[start Provided records]
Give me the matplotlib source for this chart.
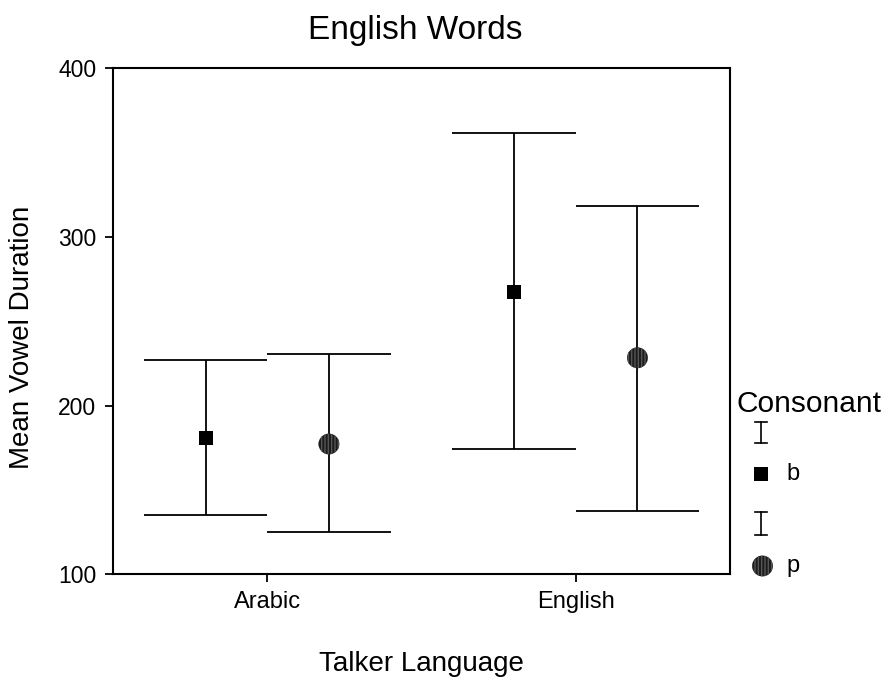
import matplotlib
matplotlib.use("Agg")
import matplotlib.pyplot as plt
import numpy as np

plt.rcParams['font.family'] = ['Liberation Sans', 'DejaVu Sans']

# ---- data ----
languages = ["Arabic", "English"]
consonants = ["b", "p"]
means_b = [180.6, 267.1]
upper_b = [227.2, 361.3]
lower_b = [135.3, 174.2]
means_p = [177.2, 228.3]
upper_p = [230.5, 318.2]
lower_p = [125.2, 137.3]
yticks = [100, 200, 300, 400]

W, H = 886, 683
fig = plt.figure(figsize=(W / 100, H / 100), dpi=100)
ax = fig.add_axes([113 / W, 1 - 574.3 / H, (730 - 113) / W, (574.3 - 68) / H])

x = np.arange(len(languages))
off = 0.2
capw = 0.2
lw = 1.3

series = [
    (means_b, upper_b, lower_b, -off, 's', 10.5, '#000000', None),
    (means_p, upper_p, lower_p, off, 'o', 15, '#1c1c1c', '|||||'),
]
for means, up, lo, dx, mk, ms, fc, hatch in series:
    xs = x + dx
    ax.vlines(xs, lo, up, color='black', lw=lw, zorder=2)
    ax.hlines(up, xs - capw, xs + capw, color='black', lw=lw, zorder=2)
    ax.hlines(lo, xs - capw, xs + capw, color='black', lw=lw, zorder=2)
    ax.scatter(xs, means, marker=mk, s=ms ** 2, facecolor=fc,
               edgecolor='#555555' if hatch else 'black', linewidth=0,
               hatch=hatch, zorder=3)

ax.set_xlim(-0.5, 1.5)
ax.set_ylim(100, 400)
ax.set_xticks(x)
ax.set_xticklabels(languages, fontsize=17)
ax.set_yticks(yticks)
ax.set_yticklabels([str(v) for v in yticks], fontsize=16.5)
ax.tick_params(direction='out', length=6, width=1.3, pad=6)
for s in ax.spines.values():
    s.set_linewidth(1.5)

fig.text(415 / W, 1 - 30 / H, "English Words", ha='center', va='center', fontsize=24)
fig.text(421 / W, 1 - 664 / H, "Talker Language", ha='center', va='center', fontsize=20)
fig.text(22 / W, 1 - 337 / H, "Mean Vowel Duration", ha='center', va='center',
         rotation=90, fontsize=20)

# ---- legend (drawn in a pixel-coordinate overlay) ----
lax = fig.add_axes([0, 0, 1, 1], facecolor='none')
lax.set_xlim(0, W)
lax.set_ylim(H, 0)
lax.axis('off')
lax.text(737, 404, "Consonant", ha='left', va='center', fontsize=21.5)
for (y0, y1) in [(421.7, 443.3), (511.7, 535)]:
    lax.plot([761.5, 761.5], [y0, y1], color='black', lw=1.2)
    lax.plot([755.5, 767.5], [y0, y0], color='black', lw=1.2)
    lax.plot([755.5, 767.5], [y1, y1], color='black', lw=1.2)
lax.scatter([761], [474], marker='s', s=10.5 ** 2, facecolor='black', linewidth=0)
lax.scatter([762.5], [566], marker='o', s=15 ** 2, facecolor='#1c1c1c',
            edgecolor='#555555', linewidth=0, hatch='|||||')
lax.text(786, 474, consonants[0], ha='left', va='center', fontsize=17)
lax.text(786, 566, consonants[1], ha='left', va='center', fontsize=17)

fig.savefig("out.png", dpi=100)
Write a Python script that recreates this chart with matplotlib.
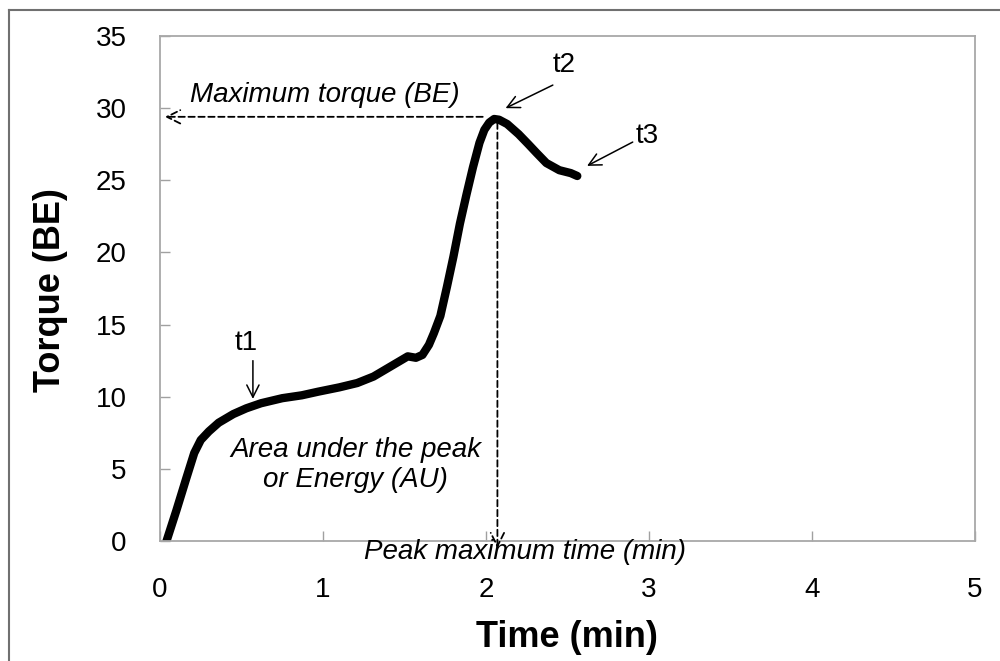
import matplotlib.pyplot as plt
from matplotlib.lines import Line2D

plt.rcParams['font.family'] = ['Liberation Sans', 'DejaVu Sans']

# torque curve
time_min = [0.04, 0.10, 0.16, 0.21, 0.25, 0.30, 0.36, 0.45, 0.53, 0.62, 0.75, 0.87,
            0.97, 1.10, 1.21, 1.31, 1.40, 1.49, 1.52, 1.57, 1.61, 1.65, 1.68, 1.72,
            1.76, 1.80, 1.84, 1.88, 1.92, 1.96, 1.99, 2.02, 2.05, 2.08, 2.13, 2.20,
            2.26, 2.31, 2.37, 2.45, 2.52, 2.56]
torque_be = [0.0, 2.1, 4.3, 6.1, 7.0, 7.6, 8.2, 8.8, 9.2, 9.55, 9.9, 10.1,
             10.35, 10.65, 10.95, 11.4, 12.0, 12.6, 12.8, 12.7, 12.9, 13.6, 14.4, 15.6,
             17.6, 19.7, 22.0, 24.0, 25.9, 27.6, 28.5, 29.0, 29.25, 29.2, 28.9, 28.2,
             27.5, 26.9, 26.2, 25.7, 25.5, 25.3]

x_ticks = [0, 1, 2, 3, 4, 5]
y_ticks = [0, 5, 10, 15, 20, 25, 30, 35]

peak_time = 2.07
peak_torque = 29.4

fig = plt.figure(figsize=(10, 6.61), dpi=100)
ax = fig.add_axes([0.16, 0.1815, 0.815, 0.764])

ax.plot(time_min, torque_be, color='black', lw=6, solid_capstyle='round',
        solid_joinstyle='round')

ax.set_xlim(0, 5)
ax.set_ylim(0, 35)
ax.set_xticks(x_ticks)
ax.set_yticks(y_ticks)
ax.tick_params(direction='in', length=7, width=1, color='#a0a0a0', labelsize=20)
ax.tick_params(axis='x', pad=26)
ax.tick_params(axis='y', pad=24)
for s in ax.spines.values():
    s.set_color('#a8a8a8')
    s.set_linewidth(1.3)

fig.text(0.567, 0.036, 'Time (min)', fontsize=26, fontweight='bold',
         ha='center', va='center')
fig.text(0.05, 1 - 290 / 661, 'Torque (BE)', fontsize=26, fontweight='bold',
         rotation=90, ha='center', va='center')

dash = dict(arrowstyle='->', color='black', lw=1.3, linestyle=(0, (3.5, 2)),
            mutation_scale=24, shrinkA=0, shrinkB=0)
# max torque, horizontal
ax.annotate('', xy=(0.03, peak_torque), xytext=(1.98, peak_torque),
            arrowprops=dash, annotation_clip=False)
# peak time, vertical
ax.annotate('', xy=(peak_time, -0.5), xytext=(peak_time, 29.0),
            arrowprops=dash, annotation_clip=False)

ax.text(1.01, 30.9, 'Maximum torque (BE)', fontsize=20, style='italic',
        ha='center', va='center')
ax.text(1.20, 5.3, 'Area under the peak\nor Energy (AU)', fontsize=20,
        style='italic', ha='center', va='center', linespacing=1.2)
ax.text(2.24, -0.75, 'Peak maximum time (min)', fontsize=20, style='italic',
        ha='center', va='center', clip_on=False)

thin = dict(arrowstyle='->', color='black', lw=1.1, mutation_scale=22,
            shrinkA=0, shrinkB=0)
ax.annotate('', xy=(0.57, 9.85), xytext=(0.57, 12.5), arrowprops=thin)
ax.text(0.53, 13.7, 't1', fontsize=20, ha='center', va='center')
ax.annotate('', xy=(2.12, 30.0), xytext=(2.41, 31.6), arrowprops=thin,
            annotation_clip=False)
ax.text(2.48, 33.0, 't2', fontsize=20, ha='center', va='center')
ax.annotate('', xy=(2.62, 26.0), xytext=(2.90, 27.65), arrowprops=thin)
ax.text(2.99, 28.1, 't3', fontsize=20, ha='center', va='center')

# outer frame (top and left only, as in the source image)
fig.add_artist(Line2D([0.009, 1.0], [1 - 10 / 661] * 2, color='#707070', lw=1.5))
fig.add_artist(Line2D([0.009, 0.009], [0.0, 1 - 10 / 661], color='#707070', lw=1.5))

fig.savefig('out.png', dpi=100)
[end Provided records]
• **Task to complete**: Would you reproduce the lines above, from the very first through the line containing "hatch=hatch, zorder=3)", exactly and without the pictures?

• **Full output**:
Give me the matplotlib source for this chart.
import matplotlib
matplotlib.use("Agg")
import matplotlib.pyplot as plt
import numpy as np

plt.rcParams['font.family'] = ['Liberation Sans', 'DejaVu Sans']

# ---- data ----
languages = ["Arabic", "English"]
consonants = ["b", "p"]
means_b = [180.6, 267.1]
upper_b = [227.2, 361.3]
lower_b = [135.3, 174.2]
means_p = [177.2, 228.3]
upper_p = [230.5, 318.2]
lower_p = [125.2, 137.3]
yticks = [100, 200, 300, 400]

W, H = 886, 683
fig = plt.figure(figsize=(W / 100, H / 100), dpi=100)
ax = fig.add_axes([113 / W, 1 - 574.3 / H, (730 - 113) / W, (574.3 - 68) / H])

x = np.arange(len(languages))
off = 0.2
capw = 0.2
lw = 1.3

series = [
    (means_b, upper_b, lower_b, -off, 's', 10.5, '#000000', None),
    (means_p, upper_p, lower_p, off, 'o', 15, '#1c1c1c', '|||||'),
]
for means, up, lo, dx, mk, ms, fc, hatch in series:
    xs = x + dx
    ax.vlines(xs, lo, up, color='black', lw=lw, zorder=2)
    ax.hlines(up, xs - capw, xs + capw, color='black', lw=lw, zorder=2)
    ax.hlines(lo, xs - capw, xs + capw, color='black', lw=lw, zorder=2)
    ax.scatter(xs, means, marker=mk, s=ms ** 2, facecolor=fc,
               edgecolor='#555555' if hatch else 'black', linewidth=0,
               hatch=hatch, zorder=3)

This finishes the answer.